Go through the lines below. Copy those with "this".

# [ENTRIES]
- - - - -

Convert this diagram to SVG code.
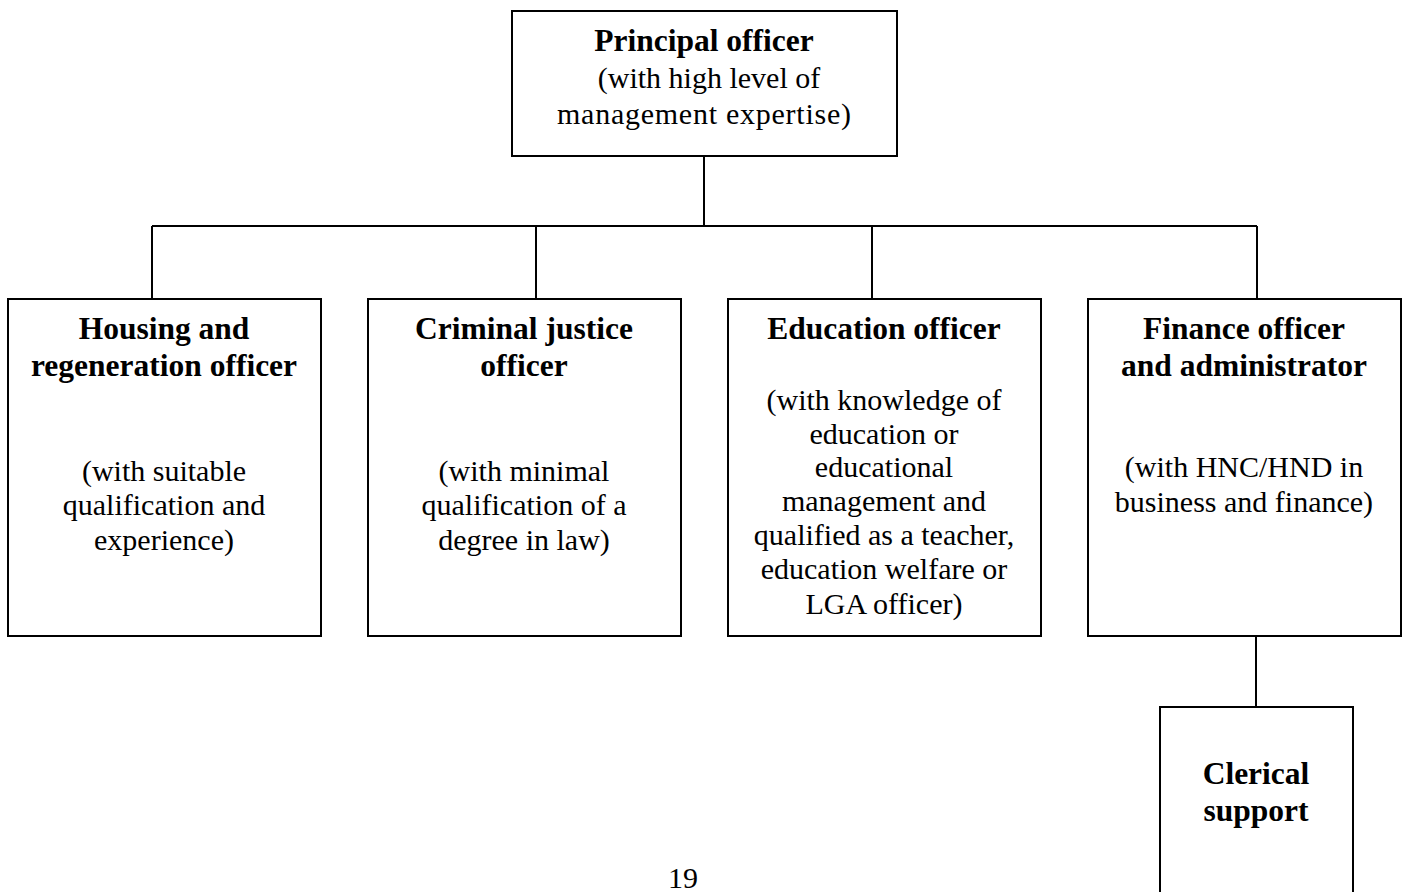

- - - - -

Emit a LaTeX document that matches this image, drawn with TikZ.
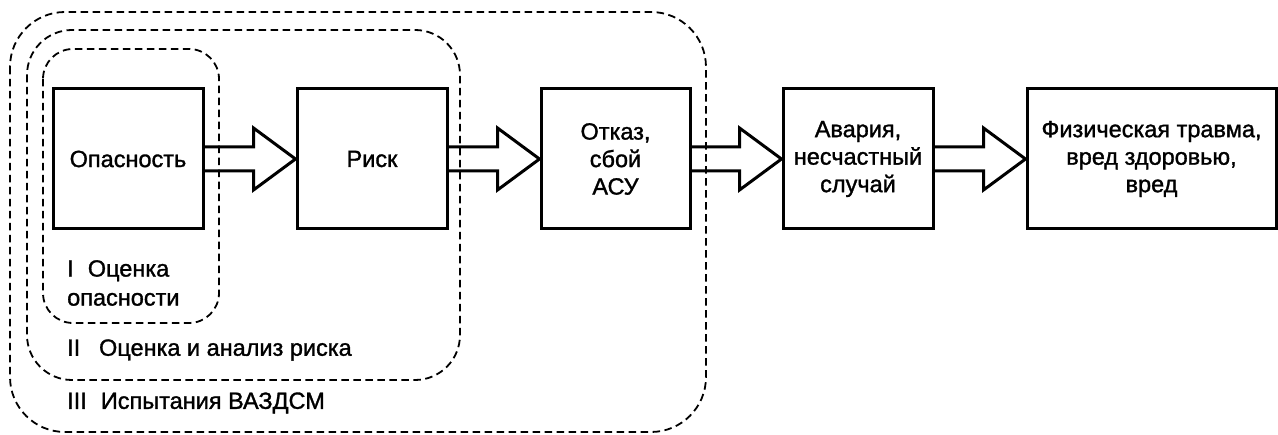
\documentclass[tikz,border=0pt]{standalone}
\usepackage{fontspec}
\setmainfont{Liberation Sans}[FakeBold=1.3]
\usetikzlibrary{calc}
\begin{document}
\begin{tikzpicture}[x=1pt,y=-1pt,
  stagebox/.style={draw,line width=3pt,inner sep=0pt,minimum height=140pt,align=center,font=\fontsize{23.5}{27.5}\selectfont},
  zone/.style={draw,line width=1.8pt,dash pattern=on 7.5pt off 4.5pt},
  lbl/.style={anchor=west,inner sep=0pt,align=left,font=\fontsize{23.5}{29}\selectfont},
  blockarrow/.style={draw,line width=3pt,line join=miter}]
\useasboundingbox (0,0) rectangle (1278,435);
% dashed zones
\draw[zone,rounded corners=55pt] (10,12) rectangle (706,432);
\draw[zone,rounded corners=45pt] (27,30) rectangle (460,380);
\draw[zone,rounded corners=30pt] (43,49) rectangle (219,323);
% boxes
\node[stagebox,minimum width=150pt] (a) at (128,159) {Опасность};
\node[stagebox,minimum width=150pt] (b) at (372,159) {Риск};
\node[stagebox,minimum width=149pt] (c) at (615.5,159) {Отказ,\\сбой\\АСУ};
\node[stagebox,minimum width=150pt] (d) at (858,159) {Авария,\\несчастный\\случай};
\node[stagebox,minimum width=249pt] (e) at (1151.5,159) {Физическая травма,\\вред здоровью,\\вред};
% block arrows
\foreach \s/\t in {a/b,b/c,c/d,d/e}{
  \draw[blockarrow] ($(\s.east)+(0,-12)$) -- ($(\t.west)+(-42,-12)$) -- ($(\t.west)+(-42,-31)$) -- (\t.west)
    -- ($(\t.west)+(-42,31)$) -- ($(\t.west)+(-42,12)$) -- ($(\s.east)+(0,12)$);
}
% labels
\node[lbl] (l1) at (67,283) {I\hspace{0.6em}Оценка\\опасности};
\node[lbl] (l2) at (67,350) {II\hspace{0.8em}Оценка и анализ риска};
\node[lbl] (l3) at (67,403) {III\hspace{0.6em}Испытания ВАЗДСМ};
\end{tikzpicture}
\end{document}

- - - - -

# [WRITTEN REPLY]
Convert this diagram to SVG code.
Emit a LaTeX document that matches this image, drawn with TikZ.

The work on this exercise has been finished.